Sofia apprit par la suite que cette pauvre femme, en plus d’être pauvre au sens littéral, ne pouvait pas avoir la chance que la psychiatre avait: le simple fait d’avoir un enfant. En effet, cette femme était stérile et c’est pour ça qu’elle était venue.
Elle regarda par la fenêtre et expliqua que c’était un manque que jamais elle ne pourrait combler, quand bien même en adoptant. De toute façon, avec sa situation financières et sociale, elle ne pouvait se permettre ni d’adopter un enfant ni d’en avoir un naturellement. Elle disait que sa vie n’avait pas de réel but, pas vraiment de sens, comme si elle avançait mais dans aucune direction. Comme si elle ne pouvait pas avancer. Elle regarda Eleanor en souriant, qui jouait dans la pièce d’à côté, un sourire triste et en même temps si vivant…
Elle n’avait pas de famille ici, pas d’argent. Elle dit qu’elle croyait, et montra une croix jusqu’alors cachée sous son chemisier troué. Il ne lui restait plus que ça: tous les soirs, elle priait, et priait…
Sofia ressentait de la pitié pour cette elle. Elle savait aussi que n’importe qui est dans un sens offensé de recevoir de la pitié de la part de quelqu’un qui est dans une meilleure situation. Elle essayait de se convaincre que ce n’était pas cette pitié qu’elle ressentait, mais bien de la compassion.

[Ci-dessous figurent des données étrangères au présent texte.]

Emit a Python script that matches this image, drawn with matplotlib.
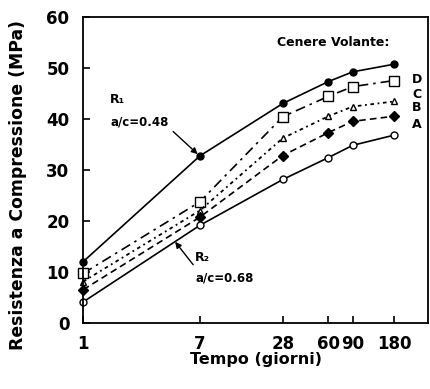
import matplotlib
matplotlib.use("Agg")
import matplotlib.pyplot as plt

# tempo di maturazione (giorni)
days = [1, 7, 28, 60, 90, 180]
tick_labels = ['1', '7', '28', '60', '90', '180']

# resistenza a compressione (MPa)
r1 = [12.0, 32.7, 43.0, 47.3, 49.2, 50.7]      # a/c = 0.48
fa_c = [9.7, 23.7, 40.4, 44.4, 46.3, 47.5]     # quadrati
fa_b = [8.1, 22.0, 36.2, 40.5, 42.4, 43.4]     # triangoli
fa_a = [6.5, 20.7, 32.8, 37.3, 39.5, 40.5]     # rombi pieni
r2 = [4.1, 19.1, 28.1, 32.4, 34.8, 36.8]       # a/c = 0.68

series_labels = ['D', 'C', 'B', 'A']
label_y = [47.6, 44.7, 42.2, 38.8]

plt.rcParams['font.family'] = 'DejaVu Sans'
plt.rcParams['font.weight'] = 'bold'

fig = plt.figure(figsize=(4.31, 3.89), dpi=100)
ax = fig.add_axes([0.193, 0.170, 0.800, 0.787])

ax.plot(days, r1, 'k-', lw=1.2, marker='o', ms=5, mfc='black', clip_on=False)
ax.plot(days, fa_c, 'k-.', lw=1.2, marker='s', ms=6.5, mfc='white', clip_on=False,
        dashes=(6, 3, 1.5, 3))
ax.plot(days, fa_b, 'k:', lw=1.3, marker='^', ms=5, mfc='white', clip_on=False,
        dashes=(2, 2, 1, 2))
ax.plot(days, fa_a, 'k--', lw=1.2, marker='D', ms=5, mfc='black', clip_on=False,
        dashes=(4, 2.5))
ax.plot(days, r2, 'k-', lw=1.2, marker='o', ms=5, mfc='white', clip_on=False)

ax.set_xscale('log')
ax.set_xlim(1, 316)
ax.set_ylim(0, 60)
ax.set_xticks(days)
ax.set_xticklabels(tick_labels)
ax.minorticks_off()
ax.set_yticks(range(0, 61, 10))

ax.tick_params(axis='both', direction='in', length=5, width=1.2,
               labelsize=12, top=False, right=False)
ax.tick_params(axis='x', pad=9)
ax.tick_params(axis='y', pad=10)
for lab in ax.get_xticklabels() + ax.get_yticklabels():
    lab.set_fontweight('bold')
for sp in ax.spines.values():
    sp.set_linewidth(1.3)

ax.set_xlabel('Tempo (giorni)', fontsize=11.5, fontweight='bold', labelpad=-1)
ax.set_ylabel('Resistenza a Compressione (MPa)', fontsize=12.4, fontweight='bold')
ax.yaxis.set_label_coords(-0.163, 0.45)

ax.text(25.5, 54.9, 'Cenere Volante:', fontsize=9, fontweight='bold', va='center')
for lab, y in zip(series_labels, label_y):
    ax.text(242, y, lab, fontsize=9, fontweight='bold', va='center')

ax.text(1.57, 43.7, 'R₁', fontsize=9, fontweight='bold', va='center')
ax.text(1.57, 39.4, 'a/c=0.48', fontsize=8.5, fontweight='bold', va='center')
ax.annotate('', xy=(7, 32.7), xytext=(4.49, 37.5),
            arrowprops=dict(arrowstyle='-|>', color='black', lw=1.0,
                            mutation_scale=9, shrinkA=0, shrinkB=2))

ax.text(6.48, 12.9, 'R₂', fontsize=9, fontweight='bold', va='center')
ax.text(6.48, 8.8, 'a/c=0.68', fontsize=8.5, fontweight='bold', va='center')
ax.annotate('', xy=(4.64, 15.9), xytext=(6.27, 11.4),
            arrowprops=dict(arrowstyle='-|>', color='black', lw=1.0,
                            mutation_scale=9, shrinkA=0, shrinkB=0))

fig.savefig('out.png', dpi=100)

Elle lui proposa d’entrer au Club des Dames. Un regroupement de femmes venant de presque tous les milieux de Rapture, bien qu’au fond elle doutait de trouver quelqu’un de son niveau. Elle accepta poliment, presque uniquement par politesse et pensait que de toute façon, l’honneur serait sauf.
A la fin de la séance, Sofia dressa sa main devant cette femme qui cherchait de quoi la payer dans son sac à main.
D’un côté, c’était clairement afficher la pitié que Sofia avait envers elle, mais d’un autre, n’était-ce pas lui rendre service?
Elle insista, insista, si bien que Sofia lui mentit sur le prix qu’elle devait payer. La pauvre femme lui tendit son chèque, avec un étrange sourire…
Sofia prit une seconde ou deux pour lire le nom, et annonça fièrement:
«A la prochaine réunion du Club, nous irons prendre un thé à la Closerie des Théiers, ce jeudi. Vous joindrez-vous à nous, Grace?»
Elle accepta, et repartit chez elle avec le même sourire indescriptible. Le monde lui sourirait-il enfin? Grace Holloway le saurait le jeudi prochain.
Après cet entretien autant instructif pour l’une que pour l’autre, Sofia alla pour la première fois depuis des années au Trésor de Neptune, avec sa fille. Elle n’avait pas réellement envie de l’emmener, au vu des gens assez peu fréquentables et des lieux assez inconvenants pour des enfants, mais encore moins de la laisser seul à la maison, et elle ne connaissait personne à qui elle faisait assez confiance pour garder sa fille.
Elle reprit encore une fois une Ryan’s Club, sa fille sur les genoux, et, en pensant à Grace, demanda à Bill McDonagh un autre entretien avec Ryan. Elle annonça d’emblée que c’était pour parler de religion. Après tout, qu’est-ce qui motivait réellement Ryan dans sa croisade contre la croyance? Pourquoi l’interdire à Rapture, le soi-disant paradis de la Liberté?